● **EXERCISE INPUTS**
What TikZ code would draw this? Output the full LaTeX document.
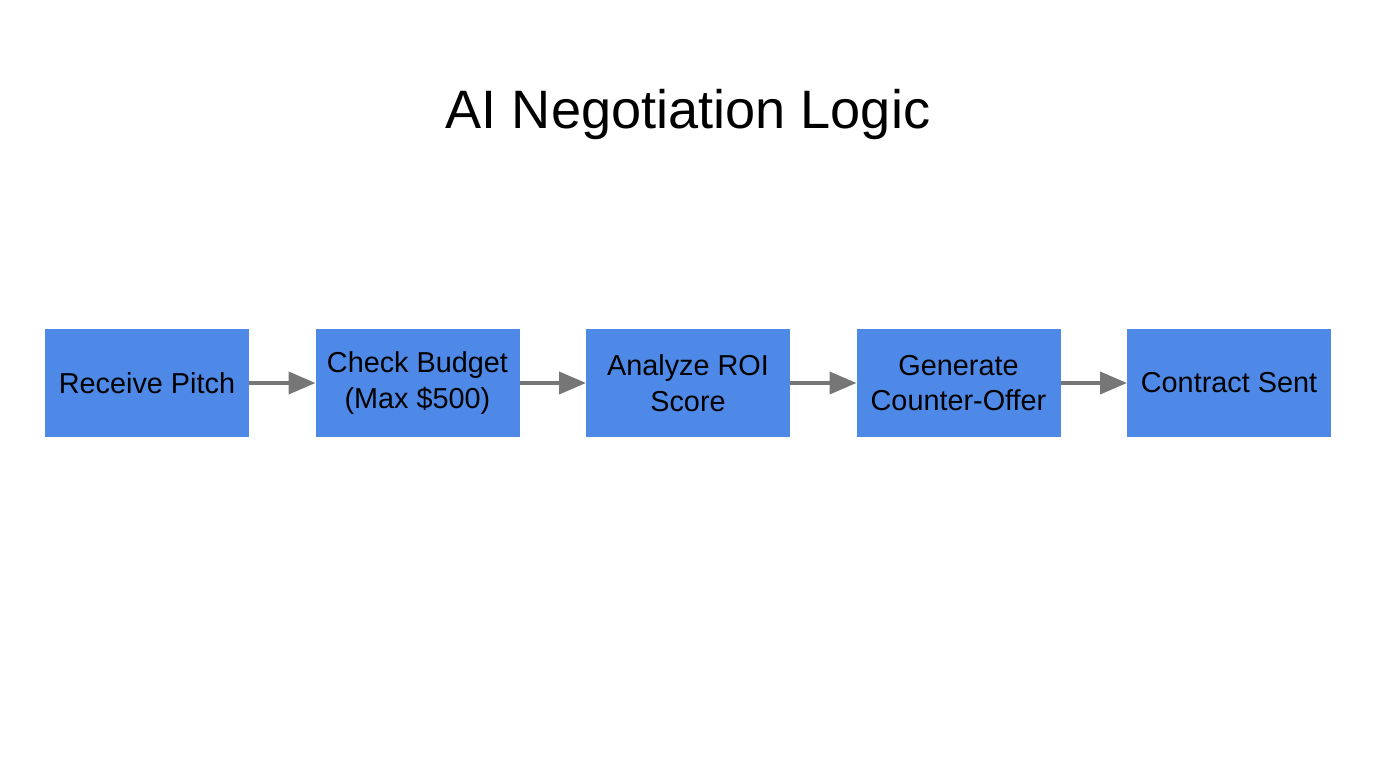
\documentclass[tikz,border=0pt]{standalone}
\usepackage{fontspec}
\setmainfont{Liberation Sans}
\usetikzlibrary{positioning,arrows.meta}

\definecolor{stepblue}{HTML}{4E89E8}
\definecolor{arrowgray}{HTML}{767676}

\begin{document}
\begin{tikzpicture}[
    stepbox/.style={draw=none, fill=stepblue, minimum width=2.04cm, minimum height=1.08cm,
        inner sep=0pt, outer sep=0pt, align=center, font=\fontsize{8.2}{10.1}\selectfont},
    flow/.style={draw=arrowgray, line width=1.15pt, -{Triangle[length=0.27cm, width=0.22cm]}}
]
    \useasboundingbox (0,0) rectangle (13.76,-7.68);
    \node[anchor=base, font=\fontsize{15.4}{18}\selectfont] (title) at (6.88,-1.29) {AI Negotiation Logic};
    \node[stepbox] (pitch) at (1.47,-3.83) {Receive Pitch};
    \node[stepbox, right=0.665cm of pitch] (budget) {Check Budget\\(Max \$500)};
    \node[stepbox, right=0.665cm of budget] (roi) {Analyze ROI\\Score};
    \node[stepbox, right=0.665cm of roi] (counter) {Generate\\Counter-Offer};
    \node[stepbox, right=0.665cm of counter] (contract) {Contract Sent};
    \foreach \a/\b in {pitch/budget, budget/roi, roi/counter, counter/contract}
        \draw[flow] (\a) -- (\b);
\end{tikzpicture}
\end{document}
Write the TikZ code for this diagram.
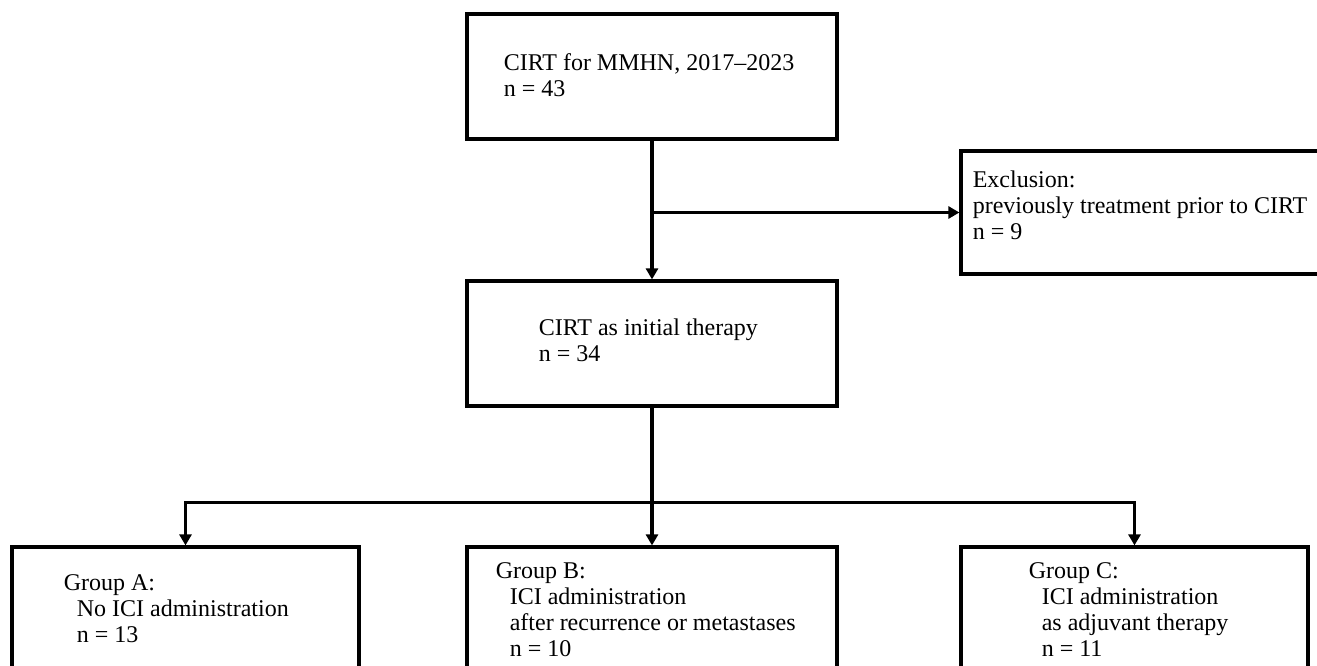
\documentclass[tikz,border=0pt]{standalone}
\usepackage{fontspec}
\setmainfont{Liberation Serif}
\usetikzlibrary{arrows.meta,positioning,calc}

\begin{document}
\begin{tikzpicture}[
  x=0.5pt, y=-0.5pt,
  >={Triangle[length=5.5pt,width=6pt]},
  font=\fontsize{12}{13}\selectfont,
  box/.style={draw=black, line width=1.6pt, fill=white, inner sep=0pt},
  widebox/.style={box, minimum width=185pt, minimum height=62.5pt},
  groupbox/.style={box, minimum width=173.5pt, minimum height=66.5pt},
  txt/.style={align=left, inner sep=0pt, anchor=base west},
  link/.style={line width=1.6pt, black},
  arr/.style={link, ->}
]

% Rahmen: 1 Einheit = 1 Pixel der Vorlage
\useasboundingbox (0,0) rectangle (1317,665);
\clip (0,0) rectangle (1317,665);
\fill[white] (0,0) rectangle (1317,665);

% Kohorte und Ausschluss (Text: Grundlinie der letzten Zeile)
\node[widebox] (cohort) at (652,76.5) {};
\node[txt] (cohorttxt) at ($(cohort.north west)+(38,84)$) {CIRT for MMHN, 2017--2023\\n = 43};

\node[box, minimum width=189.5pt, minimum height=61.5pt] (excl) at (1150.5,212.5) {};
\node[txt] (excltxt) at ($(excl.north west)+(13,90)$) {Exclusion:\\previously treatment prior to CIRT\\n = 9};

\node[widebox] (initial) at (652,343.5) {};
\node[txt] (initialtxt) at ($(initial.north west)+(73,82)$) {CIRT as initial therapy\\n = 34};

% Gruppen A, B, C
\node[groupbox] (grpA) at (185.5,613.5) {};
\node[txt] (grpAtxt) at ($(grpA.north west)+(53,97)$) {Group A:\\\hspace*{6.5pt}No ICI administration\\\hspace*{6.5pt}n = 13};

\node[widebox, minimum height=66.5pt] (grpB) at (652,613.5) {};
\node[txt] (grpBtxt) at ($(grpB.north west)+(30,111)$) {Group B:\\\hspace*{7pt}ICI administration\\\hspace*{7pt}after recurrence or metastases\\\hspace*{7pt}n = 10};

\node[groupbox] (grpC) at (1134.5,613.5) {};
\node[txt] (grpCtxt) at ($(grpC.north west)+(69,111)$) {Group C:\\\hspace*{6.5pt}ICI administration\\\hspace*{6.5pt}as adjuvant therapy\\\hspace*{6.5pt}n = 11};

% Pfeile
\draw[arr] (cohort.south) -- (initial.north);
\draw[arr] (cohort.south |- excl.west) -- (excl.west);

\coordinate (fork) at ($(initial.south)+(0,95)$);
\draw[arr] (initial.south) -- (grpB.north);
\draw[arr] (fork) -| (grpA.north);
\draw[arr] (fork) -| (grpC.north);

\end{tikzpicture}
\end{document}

● **INSTRUCTIONS FOR THE TASK**
Leave out the pictures and reproduce the rest of the listing exactly.

● **REPLY**
What TikZ code would draw this? Output the full LaTeX document.
\documentclass[tikz,border=0pt]{standalone}
\usepackage{fontspec}
\setmainfont{Liberation Sans}
\usetikzlibrary{positioning,arrows.meta}

\definecolor{stepblue}{HTML}{4E89E8}
\definecolor{arrowgray}{HTML}{767676}

\begin{document}
\begin{tikzpicture}[
    stepbox/.style={draw=none, fill=stepblue, minimum width=2.04cm, minimum height=1.08cm,
        inner sep=0pt, outer sep=0pt, align=center, font=\fontsize{8.2}{10.1}\selectfont},
    flow/.style={draw=arrowgray, line width=1.15pt, -{Triangle[length=0.27cm, width=0.22cm]}}
]
    \useasboundingbox (0,0) rectangle (13.76,-7.68);
    \node[anchor=base, font=\fontsize{15.4}{18}\selectfont] (title) at (6.88,-1.29) {AI Negotiation Logic};
    \node[stepbox] (pitch) at (1.47,-3.83) {Receive Pitch};
    \node[stepbox, right=0.665cm of pitch] (budget) {Check Budget\\(Max \$500)};
    \node[stepbox, right=0.665cm of budget] (roi) {Analyze ROI\\Score};
    \node[stepbox, right=0.665cm of roi] (counter) {Generate\\Counter-Offer};
    \node[stepbox, right=0.665cm of counter] (contract) {Contract Sent};
    \foreach \a/\b in {pitch/budget, budget/roi, roi/counter, counter/contract}
        \draw[flow] (\a) -- (\b);
\end{tikzpicture}
\end{document}
Write the TikZ code for this diagram.
\documentclass[tikz,border=0pt]{standalone}
\usepackage{fontspec}
\setmainfont{Liberation Serif}
\usetikzlibrary{arrows.meta,positioning,calc}

\begin{document}
\begin{tikzpicture}[
  x=0.5pt, y=-0.5pt,
  >={Triangle[length=5.5pt,width=6pt]},
  font=\fontsize{12}{13}\selectfont,
  box/.style={draw=black, line width=1.6pt, fill=white, inner sep=0pt},
  widebox/.style={box, minimum width=185pt, minimum height=62.5pt},
  groupbox/.style={box, minimum width=173.5pt, minimum height=66.5pt},
  txt/.style={align=left, inner sep=0pt, anchor=base west},
  link/.style={line width=1.6pt, black},
  arr/.style={link, ->}
]

% Rahmen: 1 Einheit = 1 Pixel der Vorlage
\useasboundingbox (0,0) rectangle (1317,665);
\clip (0,0) rectangle (1317,665);
\fill[white] (0,0) rectangle (1317,665);

% Kohorte und Ausschluss (Text: Grundlinie der letzten Zeile)
\node[widebox] (cohort) at (652,76.5) {};
\node[txt] (cohorttxt) at ($(cohort.north west)+(38,84)$) {CIRT for MMHN, 2017--2023\\n = 43};

\node[box, minimum width=189.5pt, minimum height=61.5pt] (excl) at (1150.5,212.5) {};
\node[txt] (excltxt) at ($(excl.north west)+(13,90)$) {Exclusion:\\previously treatment prior to CIRT\\n = 9};

\node[widebox] (initial) at (652,343.5) {};
\node[txt] (initialtxt) at ($(initial.north west)+(73,82)$) {CIRT as initial therapy\\n = 34};

% Gruppen A, B, C
\node[groupbox] (grpA) at (185.5,613.5) {};
\node[txt] (grpAtxt) at ($(grpA.north west)+(53,97)$) {Group A:\\\hspace*{6.5pt}No ICI administration\\\hspace*{6.5pt}n = 13};

\node[widebox, minimum height=66.5pt] (grpB) at (652,613.5) {};
\node[txt] (grpBtxt) at ($(grpB.north west)+(30,111)$) {Group B:\\\hspace*{7pt}ICI administration\\\hspace*{7pt}after recurrence or metastases\\\hspace*{7pt}n = 10};

\node[groupbox] (grpC) at (1134.5,613.5) {};
\node[txt] (grpCtxt) at ($(grpC.north west)+(69,111)$) {Group C:\\\hspace*{6.5pt}ICI administration\\\hspace*{6.5pt}as adjuvant therapy\\\hspace*{6.5pt}n = 11};

% Pfeile
\draw[arr] (cohort.south) -- (initial.north);
\draw[arr] (cohort.south |- excl.west) -- (excl.west);

\coordinate (fork) at ($(initial.south)+(0,95)$);
\draw[arr] (initial.south) -- (grpB.north);
\draw[arr] (fork) -| (grpA.north);
\draw[arr] (fork) -| (grpC.north);

\end{tikzpicture}
\end{document}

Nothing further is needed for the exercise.